Class I railroad which operated in Ohio

The Akron, Canton and Youngstown Railroad was a Class I railroad which operated in the state of Ohio. The company was founded in 1907 and opened its mainline between Mogadore and Akron, Ohio in 1912. Later reclassified as a short-line railroad, the company was bought by the Norfolk and Western Railway in 1964 and merged in 1982. Despite the name, the company served neither Canton nor Youngstown.

== History ==
The company was founded in 1907 as the Akron, Canton and Youngstown Railway and in 1912 completed a 9.5 mi line from Mogadore to Akron.
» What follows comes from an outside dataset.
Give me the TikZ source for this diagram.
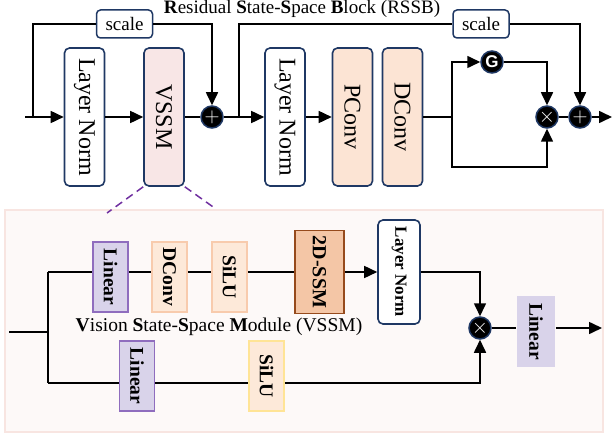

Effective March 1, 1920, the AC&Y leased the Northern Ohio Railway, an Akron–Delphos, Ohio line that had been part of the New York Central Railroad system via the Lake Erie and Western Railroad. The ACY and the Northern Ohio were merged on January 14, 1944, into the Akron, Canton and Youngstown Railroad. On October 16, 1964, the Norfolk and Western Railway (N&W) acquired control of the AC&Y, though it continued to operate separately until it was merged on January 1, 1982.

== Passenger service ==
The ACY was primarily a freight railroad and passenger service was limited. Between 1920 and 1922 the company operated three motorcars. The last passenger trains were mixed trains between Akron and Delphos which stopped running on July 20, 1951. During the motorcar period the company ran a commuter service between Mogadore and Copley, Ohio.

== Route ==
The combined ACY-Northern Ohio system ran from Delphos to Akron, a distance of 171 mi. Despite various plans the railroad never extended to Canton nor Youngstown. The N&W spun-off the former ACY to the new Wheeling and Lake Erie Railway in 1990. The segment between Mogadore and Carey, Ohio, remains in service.